東京大学新聞(99.6.15号)での書評

by【肉】

アウトノミア運動に思想的支柱

 アウトノミア運動というのをご存知だろうか。アウトノミアとは自律(英語のオートノミー)を意味し,学校・工場・街路での自治権の確立のみならず,「労働の拒否」やスクウォット(空家占拠),自由ラジオ(海賊放送)などユニークな実践に発展した新しい社会運動のことだ。日本では六〇年代末から収束へ向かう学生や労働者の反乱はイタリアではかなりの長期間に及び,七〇年代後半にピークを迎える。その中で資本の機構を介した労働や組織(代議制)に対する根本的な疑問が付され,「今ここ」での解放や創造的活動を志向するこうした運動が生まれたのである。ヨーロッパの政治や文化に与えた影響は大きく,今も一定の広がりを持つという。

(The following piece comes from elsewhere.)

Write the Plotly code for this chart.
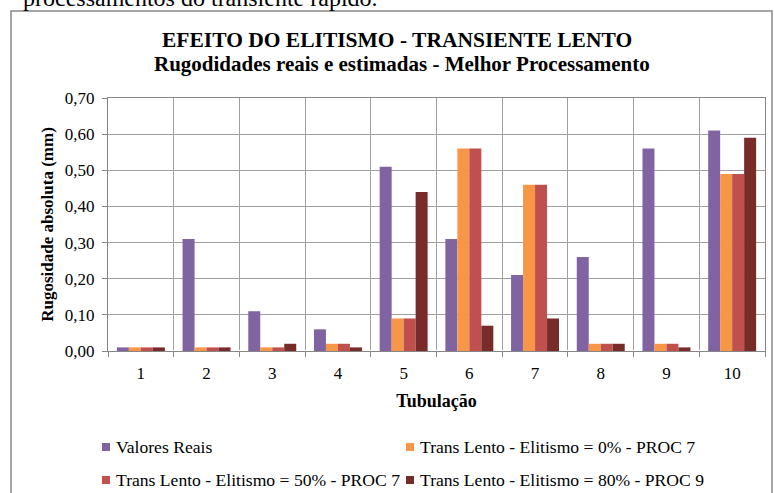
import plotly.graph_objects as go

# Data: roughness per pipe (mm)
tubulacoes = ["1", "2", "3", "4", "5", "6", "7", "8", "9", "10"]
valores_reais = [0.01, 0.31, 0.11, 0.06, 0.51, 0.31, 0.21, 0.26, 0.56, 0.61]
elit_0_proc7 = [0.01, 0.01, 0.01, 0.02, 0.09, 0.56, 0.46, 0.02, 0.02, 0.49]
elit_50_proc7 = [0.01, 0.01, 0.01, 0.02, 0.09, 0.56, 0.46, 0.02, 0.02, 0.49]
elit_80_proc9 = [0.01, 0.01, 0.02, 0.01, 0.44, 0.07, 0.09, 0.02, 0.01, 0.59]

series_names = [
    "Valores Reais",
    "Trans Lento - Elitismo = 0% - PROC 7",
    "Trans Lento - Elitismo = 50% - PROC 7",
    "Trans Lento - Elitismo = 80% - PROC 9",
]
series_values = [valores_reais, elit_0_proc7, elit_50_proc7, elit_80_proc9]
series_colors = ["#8064A2", "#F79646", "#C0504D", "#772C2A"]

W, H = 774, 493
ML, MR, MT, MB = 108, 9, 98, 142
PW, PH = W - ML - MR, H - MT - MB


def px_x(px):
    return (px - ML) / PW


def px_y(py):
    return (H - MB - py) / PH


SERIF = "Liberation Serif"

fig = go.Figure()
for name, vals, color in zip(series_names, series_values, series_colors):
    fig.add_trace(go.Bar(
        x=tubulacoes, y=vals, name=name, showlegend=False,
        marker=dict(color=color, line=dict(width=0)),
    ))

fig.update_layout(
    width=W, height=H,
    margin=dict(l=ML, r=MR, t=MT, b=MB, autoexpand=False),
    paper_bgcolor="white", plot_bgcolor="white",
    barmode="group", bargap=0.27, bargroupgap=0,
    separators=",.",
    font=dict(family=SERIF, color="black"),
    xaxis=dict(
        type="category", tickson="boundaries", ticks="outside", ticklen=5,
        tickcolor="#868686", showgrid=True, gridcolor="#a0a0a0", gridwidth=1,
        showline=True, linecolor="#868686", linewidth=1, mirror=True,
        tickfont=dict(family=SERIF, size=17, color="black"),
        ticklabelstandoff=7,
        title=dict(text="<b>Tubulação</b>", font=dict(family=SERIF, size=18, color="black"),
                   standoff=11),
    ),
    yaxis=dict(
        range=[0, 0.70], dtick=0.1, tickformat=".2f",
        ticks="outside", ticklen=5, tickcolor="#868686",
        showgrid=True, gridcolor="#a0a0a0", gridwidth=1,
        showline=True, linecolor="#868686", linewidth=1, mirror=True,
        tickfont=dict(family=SERIF, size=17, color="black"),
        ticklabelstandoff=4,
        title=dict(text="<b>Rugosidade absoluta (mm)</b>",
                   font=dict(family=SERIF, size=17, color="black"), standoff=6),
    ),
)

# Legend below the chart: two columns, two rows, small square swatches
legend_cols = [106, 410, 106, 410]
legend_rows = [447, 447, 480, 480]
SW = 4  # half swatch size, px
for name, color, cx, ry in zip(series_names, series_colors, legend_cols, legend_rows):
    fig.add_shape(type="rect", xref="paper", yref="paper",
                  x0=px_x(cx - SW), x1=px_x(cx + SW),
                  y0=px_y(ry + SW), y1=px_y(ry - SW),
                  line=dict(width=0), fillcolor=color)
    fig.add_annotation(text=name, xref="paper", yref="paper",
                       x=px_x(cx + 8), y=px_y(ry), xanchor="left", yanchor="middle",
                       showarrow=False,
                       font=dict(family=SERIF, size=17.6, color="black"))

# Chart frame
fig.add_shape(type="rect", xref="paper", yref="paper",
              x0=px_x(11), x1=px_x(772), y0=px_y(510), y1=px_y(11),
              line=dict(color="#888888", width=1.5), fillcolor="rgba(0,0,0,0)",
              layer="below")

# Titles
fig.add_annotation(text="<b>EFEITO DO ELITISMO - TRANSIENTE LENTO</b>",
                   xref="paper", yref="paper", x=px_x(397), y=px_y(40),
                   xanchor="center", yanchor="middle", showarrow=False,
                   font=dict(family=SERIF, size=21.5, color="black"))
fig.add_annotation(text="<b>Rugodidades reais e estimadas - Melhor Processamento</b>",
                   xref="paper", yref="paper", x=px_x(402), y=px_y(64),
                   xanchor="center", yanchor="middle", showarrow=False,
                   font=dict(family=SERIF, size=21, color="black"))

# Running text of the page above the chart
fig.add_annotation(text="processamentos do transiente rápido.",
                   xref="paper", yref="paper", x=px_x(21), y=px_y(-2),
                   xanchor="left", yanchor="middle", showarrow=False,
                   font=dict(family=SERIF, size=24, color="black"))

fig.write_html("out.html")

 日本で労働の拒否といえば「だめ連」,スクウォットといえば京大で取り壊し前の今西錦司記念館を学生らが「きんじハウス」と名づけ占拠した数年前の事件が思い浮かぶ。自治を掲げる駒場寮運動も当然アウトノミア運動と呼べるだろうし,ごくごく広い意味にとれば,スクウォットとも言えるかもしれない。

 イタリアを代表する政治哲学者であるネグリは,この運動の理論的指導者である。彼はあるテロ事件の関係者という冤罪で四年半の問未決のまま拘留され,八九年に監獄の中から国会議員に当選し出獄する。その後フランスに十四年間亡命するが,数百人にのぼる獄中あるいは亡命中の仲間を代表し七〇年代の政治的弾圧に「歴史的な決着」をつけることを求めて九七年に自発的に帰国,再びローマの刑務所に収監された(ごく最近「監視つきの自由」を享受できるようになったようだ)。そのネグリのライフワークが本書である。

 「構成的権力」は「憲法制定能力」とも訳され,一切の法の源泉とされる力である。しかし近代法学においては一旦法の体系が確立されるやこの力は用済みとされ,いわば去勢されてしまう。それに対しネグリは,この「構成的権力」が近代政治思想の中でどのように表現され取り扱われてきたのかを通覧しながら,あらゆる限定を受け付けずそのつど全てを刷新する潜在力という独自の概念へと練り上げてゆくのである。その際にもっとも多く参照され,また重視されるのはマキャベリの「力量」,スピノザの「多数性」,マルクスの「生きた労働」の概念である。

 この力の強靭さ,創造性,未来へ開かれた時間性が絶えず強調されるところに,アウトノミア運動に再度理論的な表現を与え今後の新たな展開を期待するネグリの意気込みが読み取れる。用語のわかりにくさもあり決して読み易くはないが,元気の出る本だ。